Generalized second law of thermodynamics on the apparent horizon in modified Gauss-Bonnet gravity

TL;DR

This paper investigates the validity of the generalized second law of thermodynamics in modified Gauss-Bonnet gravity within a cosmological setting, analyzing two models' dynamics and thermodynamic behavior during universe evolution.

Contribution

It introduces a numerical analysis of GSL in f(G)-gravity models, exploring their cosmological evolution and thermodynamic stability, which is a novel approach in this context.

Findings

Both models have stable de Sitter attractors.

GSL holds during radiation/matter epochs but can be violated during late-time acceleration.

The models exhibit behavior similar to LCDM during early epochs.

Abstract

Modified gravity and generalized second law (GSL) of thermodynamics are interesting topics in the modern cosmology.
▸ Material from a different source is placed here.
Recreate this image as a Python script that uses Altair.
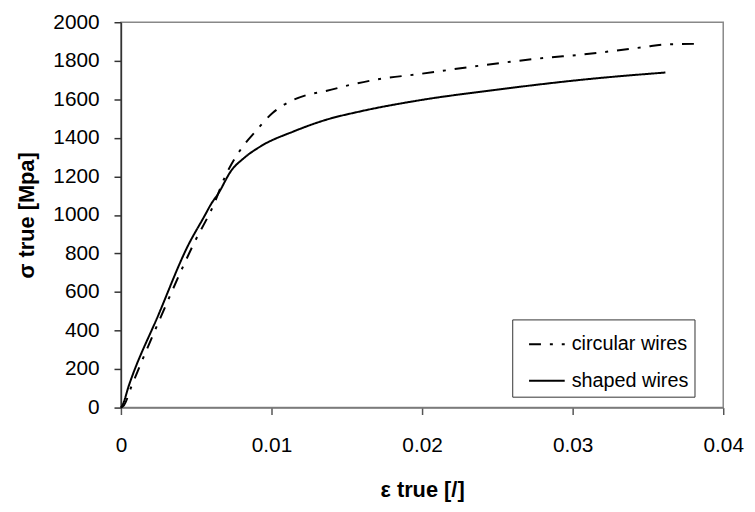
import altair as alt
import pandas as pd

# shaped wires (solid)
shaped_eps = [0.0, 0.0001, 0.00053, 0.0025, 0.00447, 0.00557, 0.0060, 0.00645, 0.00732,
              0.0082, 0.0093, 0.01149, 0.01368, 0.01588, 0.0196, 0.02487, 0.03145, 0.03616]
shaped_sig = [0, 12, 115, 483, 843, 997, 1058, 1109, 1229,
              1297, 1357, 1434, 1495, 1537, 1592, 1649, 1708, 1739]

# circular wires (dash-dot)
circ_eps = [0.0, 0.0002, 0.0007, 0.0027, 0.0048, 0.0062, 0.00689, 0.0082, 0.00886,
            0.01007, 0.01084, 0.01237, 0.01368, 0.01522, 0.01741, 0.0196, 0.02377,
            0.02816, 0.03057, 0.03474, 0.03616, 0.03847]
circ_sig = [0, 12, 110, 480, 845, 1060, 1194, 1366, 1426,
            1529, 1572, 1623, 1644, 1675, 1708, 1729, 1774,
            1815, 1832, 1871, 1885, 1888]

series_names = ["circular wires", "shaped wires"]
x_ticks = [0, 0.01, 0.02, 0.03, 0.04]
y_ticks = [0, 200, 400, 600, 800, 1000, 1200, 1400, 1600, 1800, 2000]

rows = []
for i, (e, s) in enumerate(zip(circ_eps, circ_sig)):
    rows.append({"eps": e, "sig": s, "series": series_names[0], "idx": i})
for i, (e, s) in enumerate(zip(shaped_eps, shaped_sig)):
    rows.append({"eps": e, "sig": s, "series": series_names[1], "idx": i})
df = pd.DataFrame(rows)

FONT = "Liberation Sans"

chart = alt.Chart(df).mark_line(color="black", strokeWidth=2, interpolate="monotone").encode(
    x=alt.X("eps:Q", scale=alt.Scale(domain=[0, 0.04], nice=False, zero=True),
            axis=alt.Axis(title="ε true [/]", values=x_ticks, format="~g",
                          grid=False, tickSize=7, labelPadding=20, titlePadding=25,
                          labelFlush=False,
                          domainColor="#777777", tickColor="#555555")),
    y=alt.Y("sig:Q", scale=alt.Scale(domain=[0, 2000], nice=False),
            axis=alt.Axis(title="σ true [Mpa]", values=y_ticks, format="d",
                          grid=False, tickSize=7, labelPadding=15, titlePadding=15,
                          labelFlush=False,
                          domainColor="#333333", tickColor="#333333")),
    strokeDash=alt.StrokeDash(
        "series:N",
        scale=alt.Scale(domain=series_names, range=[[12, 9, 3, 9], [1, 0]]),
        legend=alt.Legend(title=None, orient="none", legendX=395, legendY=300,
                          symbolType="stroke", symbolSize=1296, symbolStrokeWidth=2,
                          symbolStrokeColor="black", symbolOffset=10,
                          labelFontSize=20, labelFont=FONT, labelColor="black",
                          labelOffset=6, rowPadding=8, padding=6,
                          strokeColor="#333333", fillColor="white"),
    ),
    order="idx:Q",
).properties(
    width=608, height=389,
    autosize=alt.AutoSizeParams(type="none"),
    padding={"left": 114, "top": 12, "right": 24, "bottom": 100},
).configure_view(
    stroke="#888888", strokeWidth=1.5
).configure_axis(
    labelFont=FONT, labelFontSize=21, labelColor="black",
    titleFont=FONT, titleFontSize=22, titleFontWeight="bold", titleColor="black",
    domainWidth=1.5, tickWidth=1.5,
)

chart.save("out.html", embed_options={"renderer": "svg", "actions": False})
In this regard, we investigate the GSL of gravitational thermodynamics in the framework of modified Gauss-Bonnet gravity or f(G)-gravity. We consider a spatially FRW universe filled with the matter and radiation enclosed by the dynamical apparent horizon with the Hawking temperature. For two viable f(G) models, we first numerically solve the set of differential equations governing the dynamics of f(G)-gravity. Then, we obtain the evolutions of the Hubble parameter, the Gauss-Bonnet curvature invariant term, the density and equation of state parameters as well as the deceleration parameter. In addition, we check the energy conditions for both models and finally examine the validity of the GSL. For the selected f(G) models, we conclude that both models have a stable de Sitter attractor. The equation of state parameters behave quite similar to those of the LCDM model in the radiation/matter dominated epochs, then they enter the phantom region before reaching the de Sitter attractor with w=-1. The deceleration parameter starts from the radiation/matter dominated eras, then transits from a cosmic deceleration to acceleration and finally approaches a de Sitter regime at late times, as expected. Furthermore, the GSL is respected for both models during the standard radiation/matter dominated epochs. Thereafter when the universe becomes accelerating, the GSL is violated in some ranges of scale factor. At late times, the evolution of the GSL predicts an adiabatic behavior for the accelerated expansion of the universe.